Confidence: Navigating body-shaming & implicit bias

I’ve been reflecting on a lot in the last few weeks. I realised I’ve come a long, long way from my younger days. Confidence is hard to come by at times especially when you’ve received constant negative feed back from a young age. I have a lot of doubts in myself at times, but there are also many more times I can feel confident and assured of myself.

A few weeks ago, the slack crew established some new lines at a quiet spot in a forest next to a beautiful waterfall. I’m so happy I was able to be there with them, and celebrate that success. In that weekend, I was also able to achieve a lot outside of highlining and slacklining. I feel like I’ve become more confident with my body image, as well as trusting myself and my skills.

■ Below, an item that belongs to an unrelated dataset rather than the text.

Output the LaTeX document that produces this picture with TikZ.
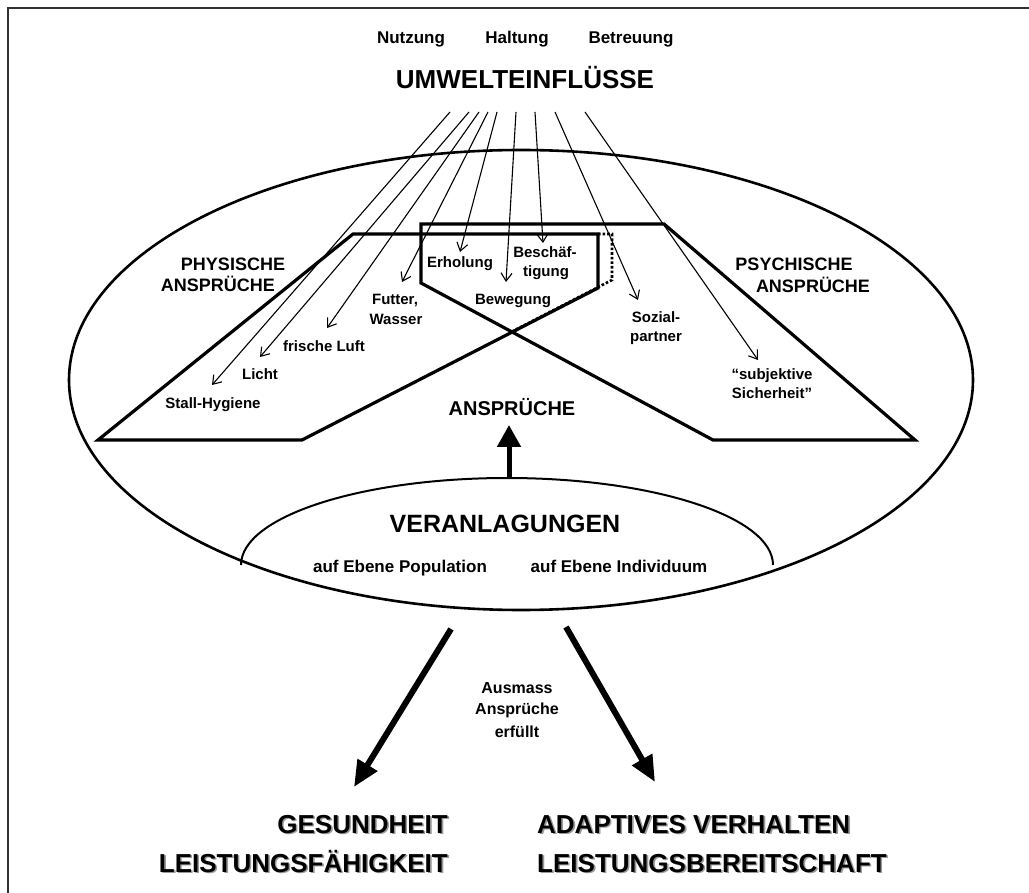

Looking back at some photos my friend Hayden took of me during the weekend, I realised I have come to be much more comfortable with my own body. It was pretty hot and humid day. After the hour long walk-in, my cotton top was drenched in sweat so I took it off. It was an eventful day- I won’t forget getting chased by an angry wombat anytime soon. At some point, I wandered down to the waterfall and ended up jumping onto a line right next to it. As usual I find the heights quite mentally challenging, but I took my time, got used to the falls, calmed my breathing and eventually I did manage to walk the line. It was incredible, fighting through the fear with each step, noticing how the line moves and trying to adjust my body accordingly. The last thing I was thinking about when Hayden took out his camera was whether or not I looked fat.